I wandered down to the harbour, where there was an interesting harbour gate arrangement. Assuming I understood correctly, there were two slots in the wals at the mouth of the harbour, and a crane at one side, specifically intended for dropping individual bars of wood into the slots to build up an enclosure - no actual gate, and as far as I could see, no sluice arrangements. Quite unusual.

I visited Crail Pottery. Somehow I've never really felt the urge to do so before, but that was a mistake and I will be visiting again. Some of their stuff is really nice - more suited to a farmhouse, perhaps, than my former council house, but I may not let that stop me. I came away with a very nice goblet which has just become my favourite receptacle for cold drinks. It has the capacity and the heavy lip of a mug, which is pleasant, but more heft, and a wider bowl.

A tour of the village shops followed - most of the fare was as you would expect of a fair-sized village, but the butcher, J.B. Penman, was plainly outstanding. Although I had heard good things about him, a visit confirmed that this is a place worthy of an occasional detour. There can't be too many places where the butcher can tell you which medal your cut won at the Royal Highland Show! He may also be of interest to vegetarians for the extensive range of quality pickles and preserves he has in stock. I was also fortunate to pick up some small glass dishes from an art-supply shop to replace the old one I accidentally smashed earlier in the week.

Last stop was a walk around the small village museum, to see such exciting artefacts as the town drum (used by the crier) and the provost's gown. Probably the most interesting single artefact was a replica of the town seal press, found in a wall space when an old house was being demolished. The original is in Edinburgh. The most interesting room was the one dedicated to Crail Airfield, now famously (or infamously) home of the Crail Thrash. Although I didn't really see the airfield on my walk, I passed beneath it - most of the pillboxes I passed would have been intended to protect it.

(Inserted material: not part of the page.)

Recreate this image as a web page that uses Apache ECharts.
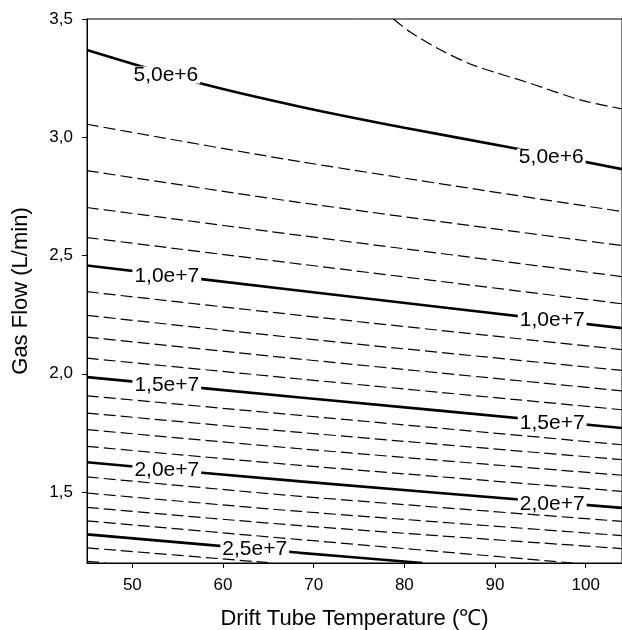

The airfield dates back to the First World War, and the farmer who owns the land does whatever he can to get income from it as it is, because it's listed and he's not allowed to change it. Whether or not you think that is reasonable depends on how much you're affected by the traffic passing through to get to the thrash - my sympathies are with him, but I can understand why others might disagree! My sister was there a while ago with the reindeer for the BBC's Weird Science.

A quick bus ride back to Kingsbarns and a goblet of chilled Banane Verte lemonade rounded off an enjoyable trip.

The picture this time is another self-portrait, this time using Abi-Station Portrait Illustration-Maker. This one's a bit closer to reality than the Character Artist one (i.e. less flattering). There's another version of this one with a different background which will probably make an appearance at some point. It features me smiling. That was before I discovered the straight-faced option you can see in this one, which is much more me!